A few interesting stories in the business pages today, giving a good range of examples of the real impact of the current economic slowdown.

Taylor Wimpey reportedly needing an emergency £400m in funds this week illustrates the current impact of falling share prices and a slow down in the housing market, particularly in selling the new houses recently built. Lack of demand will only get worse over the next couple of years if the doomsayers are proven right, so Norman Askew and Peter Redfern (Chairman and CEO respectively) have their work cut out to reposition the business with a share price down from over 350p a year ago to 62p last Friday. A portfolio of empty new houses in a market with dramatically reduced numbers of buyers doesn't bode well though.

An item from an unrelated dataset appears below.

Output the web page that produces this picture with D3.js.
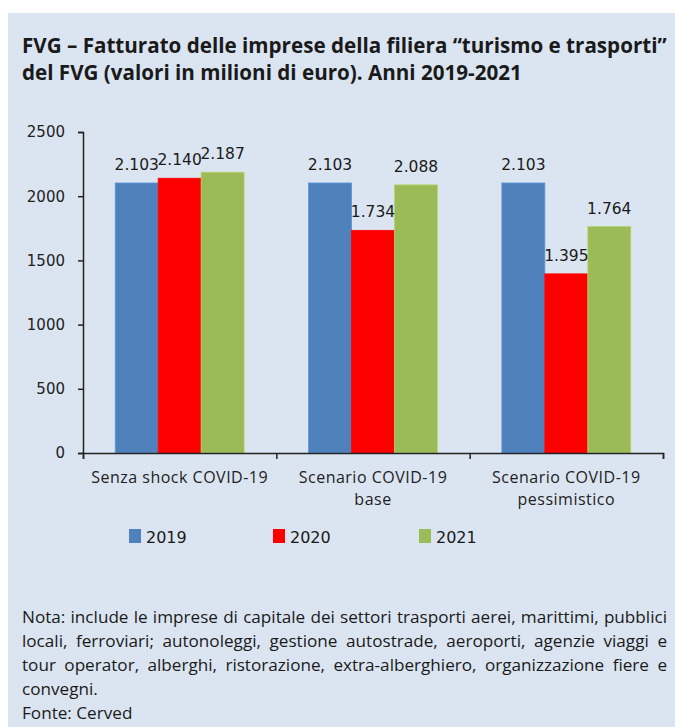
<!DOCTYPE html>
<html>
<head>
<meta charset="utf-8">
<script src="https://cdn.jsdelivr.net/npm/d3@7"></script>
<style>
body { margin: 0; background: #fff; }
</style>
</head>
<body>
<div class="container"></div>
<script>
var categories = ["Senza shock COVID-19", "Scenario COVID-19\nbase", "Scenario COVID-19\npessimistico"];
var years = ["2019", "2020", "2021"];
var values2019 = [2103, 2103, 2103];
var values2020 = [2140, 1734, 1395];
var values2021 = [2187, 2088, 1764];
var yTicks = [0, 500, 1000, 1500, 2000, 2500];
var colors = ["#4f81bd", "#ff0000", "#9bbb59"];
var titleLines = ["FVG \u2013 Fatturato delle imprese della filiera \u201cturismo e trasporti\u201d",
                  "del FVG (valori in milioni di euro). Anni 2019-2021"];
var noteLines = ["Nota: include le imprese di capitale dei settori trasporti aerei, marittimi, pubblici",
                 "locali, ferroviari; autonoleggi, gestione autostrade, aeroporti, agenzie viaggi e",
                 "tour operator, alberghi, ristorazione, extra-alberghiero, organizzazione fiere e",
                 "convegni.",
                 "Fonte: Cerved"];

var WIDTH = 675, HEIGHT = 727;
var series = [values2019, values2020, values2021];
var LEFT = 22, RIGHT = 667;

var appendGroupAndTranslateBy = function(x, y, svg) {
	return svg.append('g').attr('transform', 'translate(' + x + ',' + y + ')');
}

var itFormat = d3.formatLocale({decimal: ",", thousands: ".", grouping: [3], currency: ["", "\u20ac"]}).format(",d");

var svg = d3.select('.container').append('svg')
	.attr('width', WIDTH)
	.attr('height', HEIGHT);

svg.append('rect')
	.attr('x', 8).attr('y', 13)
	.attr('width', WIDTH - 8).attr('height', HEIGHT - 13)
	.attr('fill', '#dbe5f1');

// title, sized so the first line spans the box like the source
var titleG = svg.append('g')
	.style('font-family', '"Open Sans", sans-serif')
	.style('font-weight', 'bold')
	.style('font-size', '19px')
	.attr('fill', '#1a1a1a');
var titleText = titleG.selectAll('text').data(titleLines)
	.enter().append('text')
	.attr('x', LEFT)
	.attr('y', function(d, i) { return 53 + i * 27; })
	.text(function(d) { return d; });
var tw = titleText.nodes()[0].getComputedTextLength();
titleG.style('font-size', (19 * (RIGHT - LEFT) / tw) + 'px');

var x0 = d3.scaleBand()
	.domain(categories)
	.range([83, 663])
	.paddingInner(0)
	.paddingOuter(0);

var x1 = d3.scaleBand()
	.domain(years)
	.range([0, x0.bandwidth()])
	.paddingOuter(0.75);

var xEdges = d3.scaleLinear()
	.domain([0, categories.length])
	.range([83, 663]);

var yScale = d3.scaleLinear()
	.domain([0, 2500])
	.range([453, 132]);

var yAxis = d3.axisLeft(yScale).tickValues(yTicks).tickSize(5).tickPadding(13).tickFormat(d3.format('d'));
var xAxis = d3.axisBottom(xEdges).tickValues(d3.range(categories.length + 1)).tickSize(6).tickFormat('');

var yG = appendGroupAndTranslateBy(83, 0, svg).call(yAxis);
yG.selectAll('text')
	.style('font-family', '"DejaVu Sans", sans-serif')
	.style('font-size', '15px')
	.attr('fill', '#222');

// bars
var groups = svg.append('g').selectAll('g').data(categories)
	.enter().append('g')
	.attr('transform', function(d) { return 'translate(' + x0(d) + ',0)'; });

groups.selectAll('rect')
	.data(function(d, ci) { return years.map(function(y, si) { return {year: y, si: si, v: series[si][ci]}; }); })
	.enter().append('rect')
	.attr('x', function(d) { return x1(d.year); })
	.attr('y', function(d) { return yScale(d.v); })
	.attr('width', x1.bandwidth())
	.attr('height', function(d) { return yScale(0) - yScale(d.v); })
	.attr('fill', function(d) { return colors[d.si]; })
	.attr('stroke', function(d) { return d3.color(colors[d.si]).brighter(0.4); })
	.attr('stroke-width', 0.8);

groups.selectAll('text.val')
	.data(function(d, ci) { return years.map(function(y, si) { return {year: y, v: series[si][ci]}; }); })
	.enter().append('text')
	.attr('class', 'val')
	.attr('x', function(d) { return x1(d.year) + x1.bandwidth() / 2; })
	.attr('y', function(d) { return yScale(d.v) - 13; })
	.attr('text-anchor', 'middle')
	.style('font-family', '"DejaVu Sans", sans-serif')
	.style('font-size', '15.5px')
	.attr('fill', '#1a1a1a')
	.text(function(d) { return itFormat(d.v); });

var xG = appendGroupAndTranslateBy(0, 453, svg).call(xAxis);
[xG, yG].forEach(function(g) {
	g.selectAll('path, line').attr('stroke', '#222').attr('stroke-width', 1.5);
});

// category labels
var catLabels = svg.append('g').selectAll('text').data(categories)
	.enter().append('text')
	.attr('x', function(d) { return x0(d) + x0.bandwidth() / 2; })
	.attr('y', 483)
	.attr('text-anchor', 'middle')
	.style('font-family', '"Open Sans", sans-serif')
	.style('font-size', '16px')
	.style('letter-spacing', '0.5px')
	.attr('fill', '#222');

catLabels.selectAll('tspan')
	.data(function(d) { return d.split('\n'); })
	.enter().append('tspan')
	.attr('x', function() { return d3.select(this.parentNode).attr('x'); })
	.attr('dy', function(d, i) { return i === 0 ? 0 : 22; })
	.text(function(d) { return d; });

// legend
var legendX = [129, 273, 419];
var legend = svg.append('g').selectAll('g').data(years)
	.enter().append('g')
	.attr('transform', function(d, i) { return 'translate(' + legendX[i] + ',529)'; });

legend.append('rect')
	.attr('width', 12).attr('height', 14)
	.attr('fill', function(d, i) { return colors[i]; });

legend.append('text')
	.attr('x', 17).attr('y', 14)
	.style('font-family', '"DejaVu Sans", sans-serif')
	.style('font-size', '16px')
	.attr('fill', '#1a1a1a')
	.text(function(d) { return d; });

// note, justified like the source
var noteG = svg.append('g')
	.style('font-family', '"Open Sans", sans-serif')
	.style('font-size', '16px')
	.attr('fill', '#1a1a1a');

var probe = noteG.append('text').text(noteLines[0]);
var noteSize = 16 * (RIGHT - LEFT - 8) / probe.node().getComputedTextLength();
probe.remove();
noteG.style('font-size', noteSize + 'px');

noteLines.forEach(function(line, li) {
	var y = 623 + li * 24;
	var words = line.split(' ');
	if (li >= 3) {
		noteG.append('text').attr('x', LEFT).attr('y', y).text(line);
		return;
	}
	var nodes = words.map(function(w) {
		return noteG.append('text').attr('y', y).text(w);
	});
	var widths = nodes.map(function(n) { return n.node().getComputedTextLength(); });
	var gap = (RIGHT - LEFT - d3.sum(widths)) / (words.length - 1);
	var cx = LEFT;
	nodes.forEach(function(n, i) {
		n.attr('x', cx);
		cx += widths[i] + gap;
	});
});
</script>
</body>
</html>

On the other hand, Aldi, everyone's favourite discount supermarket chain, is taking a very bullish view of the situation, based partly on their 21% sales growth in the last 3 months, as measured by TNS. In their view, the current economic situation is only going to work in their favour, and to that extent, they are spending £1.5bn on a 5 year expansion plan in the UK. This would increase the estate from 400 to 1500 stores, giving it a much greater presence across the country. My view on Aldi as a brand isn't shaped by marketing communications, of which I've seen little, but by some limited first hand experience of the stores. Have to admit I was surprised by the product range and the pricing, and I'd like to see the expansion backed by some marketing to drive trial, I think it would pay back handsomely.

Final mention today for The Sunday Times Business section, and the Focus article on page 5 - "Back to the Great Depresssion?" Wall Street has had its worst June since 1930, and looks likely to have lost 10% of its value in June this year. Well written article, though I have a nagging doubt at the back of my mind that we are all talking ourselves into a state of panic, but a great statistic is included.

Fortis, the Belgian-Dutch financial group, sees the price of crude oil averaging $171 a barrel next year. In contrast, Royal Bank of Scotland sees an average price of $86 next year. When instiutional predictions can have a range this great, then we're in the Kingdom of the Crystal Ball. One thing is for certain, it does look like it's going to get worse before it starts getting any better.